- **PROBLEM TO SOLVE**: In the lines below, output everything from the first line through the line containing "0.0024, 0.0040, 0.0030];" exactly as it is. Pictures are not part of the output.

********

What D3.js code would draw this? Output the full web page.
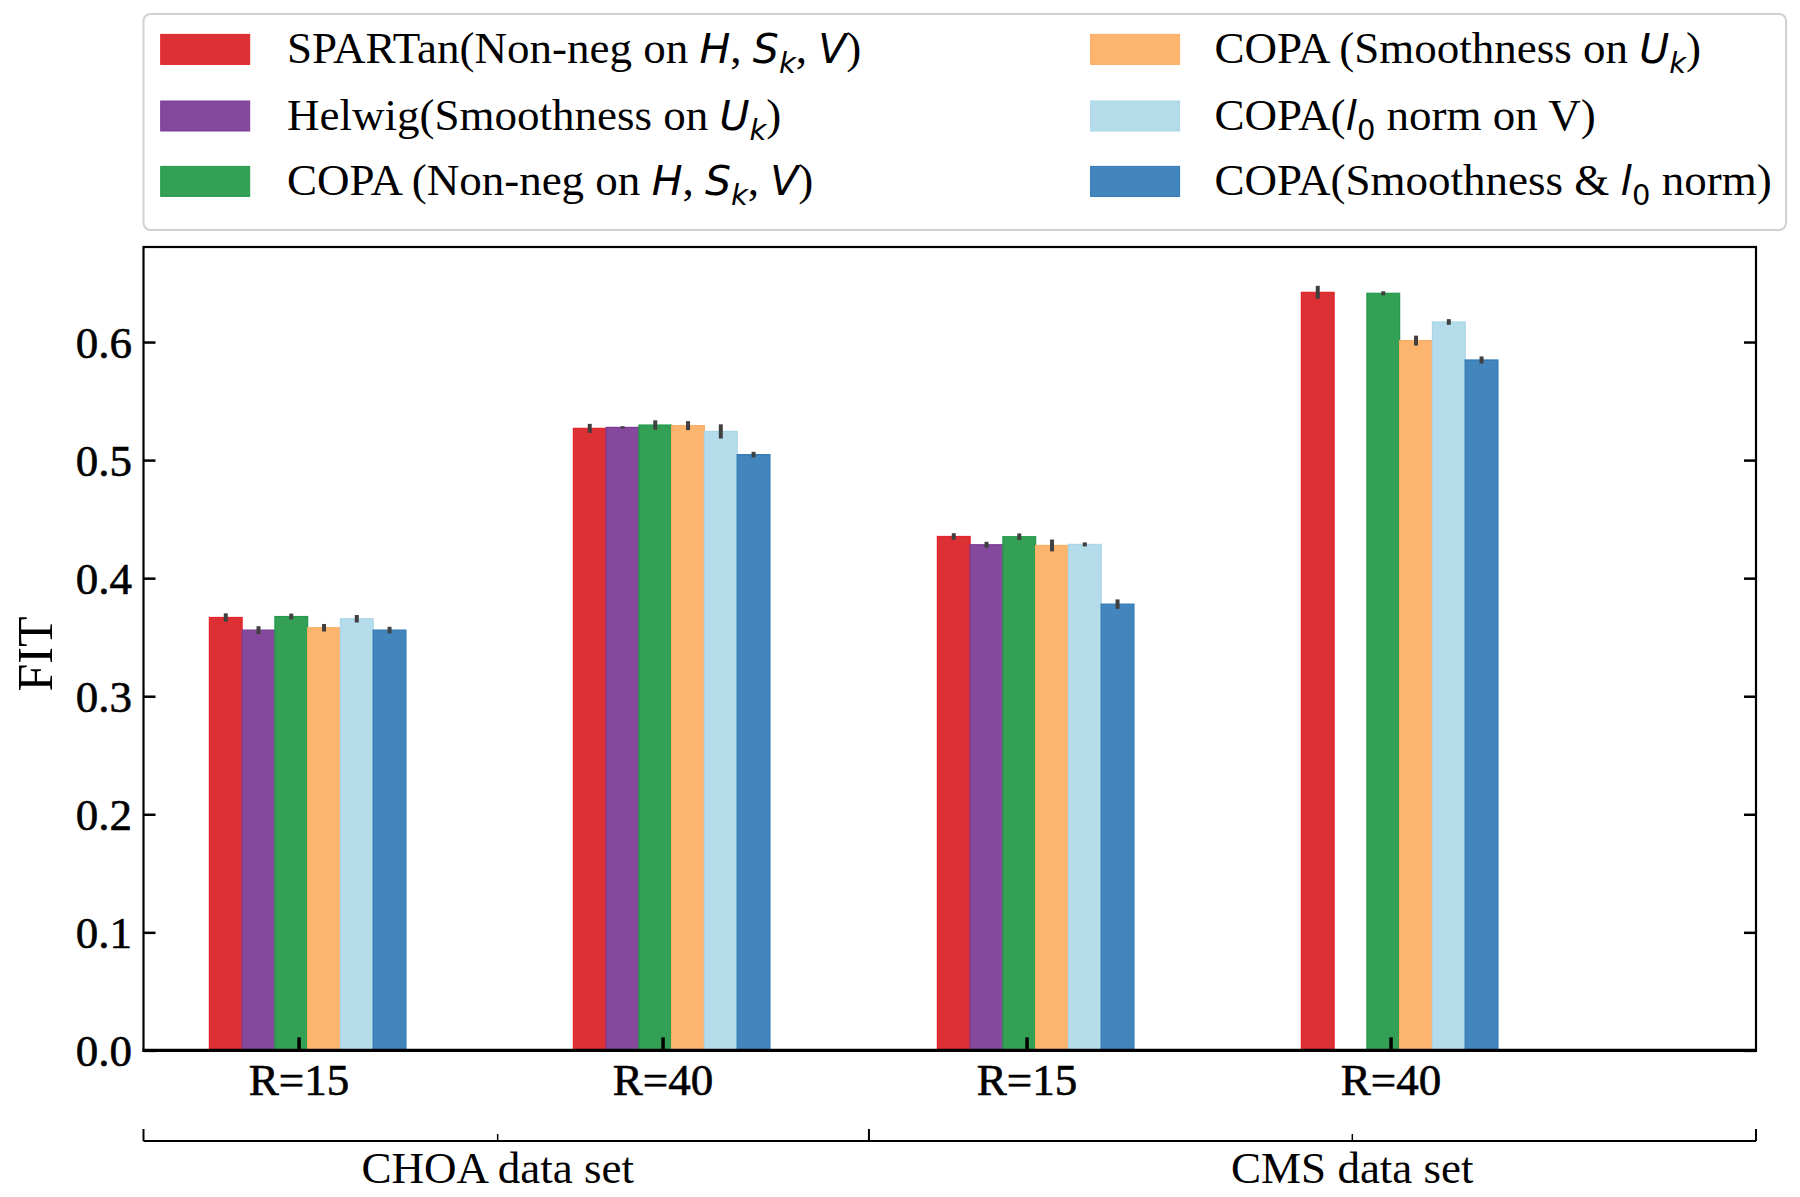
<!DOCTYPE html>
<html>
<head>
<meta charset="utf-8">
<script src="https://cdn.jsdelivr.net/npm/d3@7"></script>
<style>
  html, body { margin: 0; padding: 0; background: #fff; }
  svg { display: block; }
</style>
</head>
<body>
<svg id="chart" width="1800" height="1197"></svg>
<script>
// ---------------- DATA ----------------
const groups = ["R=15", "R=40", "R=15", "R=40"];
const datasets = ["CHOA data set", "CMS data set"];
const yTicks = [0.0, 0.1, 0.2, 0.3, 0.4, 0.5, 0.6];

const seriesKeys = ["spartan", "helwig", "copaNonneg", "copaSmooth", "copaL0", "copaBoth"];
const spartan     = [0.3667, 0.5269, 0.4353, 0.6421];
const helwig      = [0.3560, 0.5277, 0.4283, null];
const copaNonneg  = [0.3675, 0.5297, 0.4351, 0.6413];
const copaSmooth  = [0.3580, 0.5292, 0.4277, 0.6012];
const copaL0      = [0.3656, 0.5243, 0.4286, 0.6170];
const copaBoth    = [0.3560, 0.5046, 0.3780, 0.5848];

const spartanErr    = [0.0035, 0.0038, 0.0028, 0.0055];
const helwigErr     = [0.0033, 0.0010, 0.0025, null];
const copaNonnegErr = [0.0025, 0.0040, 0.0028, 0.0017];
const copaSmoothErr = [0.0032, 0.0038, 0.0050, 0.0042];
const copaL0Err     = [0.0032, 0.0060, 0.0017, 0.0024];
const copaBothErr   = [0.0028, 0.0024, 0.0040, 0.0030];

const colors = ["#dc3035", "#84489c", "#33a055", "#fdb46f", "#b4dcea", "#4286bd"];
const edgeColors = ["#e3262b", "#7b3b95", "#219b49", "#fbae64", "#a9d6e8", "#2f78b5"];

const values = [spartan, helwig, copaNonneg, copaSmooth, copaL0, copaBoth];
const errors = [spartanErr, helwigErr, copaNonnegErr, copaSmoothErr, copaL0Err, copaBothErr];

// ---------------- LAYOUT ----------------
const svg = d3.select("#chart");
const L = 143.5, R = 1756, T = 247, B = 1050.4;
const serif = "'Liberation Serif', 'Times New Roman', serif";
const math = "'DejaVu Sans', sans-serif";

const x = d3.scaleLinear().domain([-0.426, 4.004]).range([L, R]);
const y = d3.scaleLinear().domain([0, 0.6805]).range([B, T]);
const barW = 0.09;
const barOff = i => -0.2 + barW * i;

// bars
const g = svg.append("g");
values.forEach((vals, si) => {
  vals.forEach((v, gi) => {
    if (v == null) return;
    const cx = gi + barOff(si);
    g.append("rect")
      .attr("x", x(cx - barW / 2))
      .attr("y", y(v))
      .attr("width", x(cx + barW / 2) - x(cx - barW / 2))
      .attr("height", y(0) - y(v))
      .attr("fill", colors[si])
      .attr("stroke", edgeColors[si])
      .attr("stroke-width", 1.2);
  });
});
// error bars
values.forEach((vals, si) => {
  vals.forEach((v, gi) => {
    if (v == null) return;
    const e = errors[si][gi];
    const cx = x(gi + barOff(si));
    g.append("line")
      .attr("x1", cx).attr("x2", cx)
      .attr("y1", y(v - e)).attr("y2", y(v + e))
      .attr("stroke", "#404040")
      .attr("stroke-width", 4);
  });
});

// frame
svg.append("rect")
  .attr("x", L).attr("y", T).attr("width", R - L).attr("height", B - T)
  .attr("fill", "none").attr("stroke", "#000").attr("stroke-width", 2.2);
svg.append("line").attr("x1", L - 1).attr("x2", R + 1).attr("y1", B).attr("y2", B)
  .attr("stroke", "#000").attr("stroke-width", 3.2);

// y ticks (inward, both sides)
const yAxisL = d3.axisLeft(y).tickValues(yTicks).tickFormat(d3.format(".1f")).tickSizeInner(-12).tickSizeOuter(0).tickPadding(11.5);
const gyl = svg.append("g").attr("transform", `translate(${L},0)`).call(yAxisL);
gyl.select(".domain").remove();
gyl.selectAll(".tick line").attr("stroke", "#000").attr("stroke-width", 2.5);
gyl.selectAll(".tick text").attr("font-family", serif).attr("font-size", 45).attr("fill", "#000")
  .attr("stroke", "#000").attr("stroke-width", 0.6).attr("dy", "0.34em");

const yAxisR = d3.axisRight(y).tickValues(yTicks).tickFormat("").tickSizeInner(-12).tickSizeOuter(0);
const gyr = svg.append("g").attr("transform", `translate(${R},0)`).call(yAxisR);
gyr.select(".domain").remove();
gyr.selectAll(".tick line").attr("stroke", "#000").attr("stroke-width", 2.5);

// x ticks
const xAxis = d3.axisBottom(x).tickValues([0, 1, 2, 3]).tickFormat((d, i) => groups[i]).tickSizeInner(-13).tickSizeOuter(0);
const gx = svg.append("g").attr("transform", `translate(0,${B})`).call(xAxis);
gx.select(".domain").remove();
gx.selectAll(".tick line").attr("stroke", "#000").attr("stroke-width", 3.5);
gx.selectAll(".tick text").attr("font-family", serif).attr("font-size", 45).attr("fill", "#000")
  .attr("stroke", "#000").attr("stroke-width", 0.6)
  .attr("y", 45).attr("dy", 0);

// y label
svg.append("text")
  .attr("transform", `translate(52,${654}) rotate(-90)`)
  .attr("text-anchor", "middle")
  .attr("font-family", serif).attr("font-size", 50)
  .text("FIT");

// secondary dataset axis
const yb = 1141;
const sec = svg.append("g");
sec.append("line").attr("x1", L).attr("x2", R).attr("y1", yb).attr("y2", yb).attr("stroke", "#000").attr("stroke-width", 2.2);
const mid = x(1.567);
[L, mid, R].forEach(px => sec.append("line").attr("x1", px).attr("x2", px).attr("y1", yb).attr("y2", yb - 12).attr("stroke", "#000").attr("stroke-width", 2));
const dsCenters = [x(0.547), x(2.895)];
dsCenters.forEach((px, i) => {
  sec.append("line").attr("x1", px).attr("x2", px).attr("y1", yb).attr("y2", yb - 7).attr("stroke", "#000").attr("stroke-width", 1.5);
  sec.append("text").attr("x", px).attr("y", 1183).attr("text-anchor", "middle")
    .attr("font-family", serif).attr("font-size", 45).text(datasets[i]);
});

// ---------------- LEGEND ----------------
const legendItems = [
  [{t: "SPARTan(Non-neg on "}, {t: "H", m: 1}, {t: ", "}, {t: "S", m: 1}, {t: "k", m: 1, sub: 1}, {t: ", "}, {t: "V", m: 1}, {t: ")"}],
  [{t: "Helwig(Smoothness on "}, {t: "U", m: 1}, {t: "k", m: 1, sub: 1}, {t: ")"}],
  [{t: "COPA (Non-neg on "}, {t: "H", m: 1}, {t: ", "}, {t: "S", m: 1}, {t: "k", m: 1, sub: 1}, {t: ", "}, {t: "V", m: 1}, {t: ")"}],
  [{t: "COPA (Smoothness on "}, {t: "U", m: 1}, {t: "k", m: 1, sub: 1}, {t: ")"}],
  [{t: "COPA("}, {t: "l", m: 1}, {t: "0", m: 2, sub: 1}, {t: " norm on V)"}],
  [{t: "COPA(Smoothness & "}, {t: "l", m: 1}, {t: "0", m: 2, sub: 1}, {t: " norm)"}]
];
const lg = svg.append("g");
lg.append("rect").attr("x", 143.5).attr("y", 14).attr("width", 1786 - 143.5).attr("height", 230 - 14)
  .attr("rx", 7).attr("fill", "#fff").attr("stroke", "#d0d0d0").attr("stroke-width", 2);
const rowY = [49.4, 116, 181.4];
const colSw = [160.7, 1090.6];
const colTx = [287, 1214.6];
legendItems.forEach((parts, i) => {
  const col = Math.floor(i / 3), row = i % 3;
  lg.append("rect").attr("x", colSw[col]).attr("y", rowY[row] - 15).attr("width", 89).attr("height", 30)
    .attr("fill", colors[i]).attr("stroke", edgeColors[i]).attr("stroke-width", 1);
  const txt = lg.append("text").attr("x", colTx[col]).attr("y", rowY[row] + 14)
    .attr("font-family", serif).attr("font-size", 45).attr("fill", "#000");
  let prevSub = false;
  parts.forEach(p => {
    const ts = txt.append("tspan").text(p.t);
    if (p.m) {
      ts.attr("font-family", math).attr("font-size", p.sub ? 29 : 41);
      if (p.m === 1) ts.attr("font-style", "italic");
    }
    if (p.sub && !prevSub) ts.attr("dy", 10);
    else if (!p.sub && prevSub) ts.attr("dy", -10);
    prevSub = !!p.sub;
  });
});
</script>
</body>
</html>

********

- **ANSWER TO THIS EXERCISE**:
What D3.js code would draw this? Output the full web page.
<!DOCTYPE html>
<html>
<head>
<meta charset="utf-8">
<script src="https://cdn.jsdelivr.net/npm/d3@7"></script>
<style>
  html, body { margin: 0; padding: 0; background: #fff; }
  svg { display: block; }
</style>
</head>
<body>
<svg id="chart" width="1800" height="1197"></svg>
<script>
// ---------------- DATA ----------------
const groups = ["R=15", "R=40", "R=15", "R=40"];
const datasets = ["CHOA data set", "CMS data set"];
const yTicks = [0.0, 0.1, 0.2, 0.3, 0.4, 0.5, 0.6];

const seriesKeys = ["spartan", "helwig", "copaNonneg", "copaSmooth", "copaL0", "copaBoth"];
const spartan     = [0.3667, 0.5269, 0.4353, 0.6421];
const helwig      = [0.3560, 0.5277, 0.4283, null];
const copaNonneg  = [0.3675, 0.5297, 0.4351, 0.6413];
const copaSmooth  = [0.3580, 0.5292, 0.4277, 0.6012];
const copaL0      = [0.3656, 0.5243, 0.4286, 0.6170];
const copaBoth    = [0.3560, 0.5046, 0.3780, 0.5848];

const spartanErr    = [0.0035, 0.0038, 0.0028, 0.0055];
const helwigErr     = [0.0033, 0.0010, 0.0025, null];
const copaNonnegErr = [0.0025, 0.0040, 0.0028, 0.0017];
const copaSmoothErr = [0.0032, 0.0038, 0.0050, 0.0042];
const copaL0Err     = [0.0032, 0.0060, 0.0017, 0.0024];
const copaBothErr   = [0.0028, 0.0024, 0.0040, 0.0030];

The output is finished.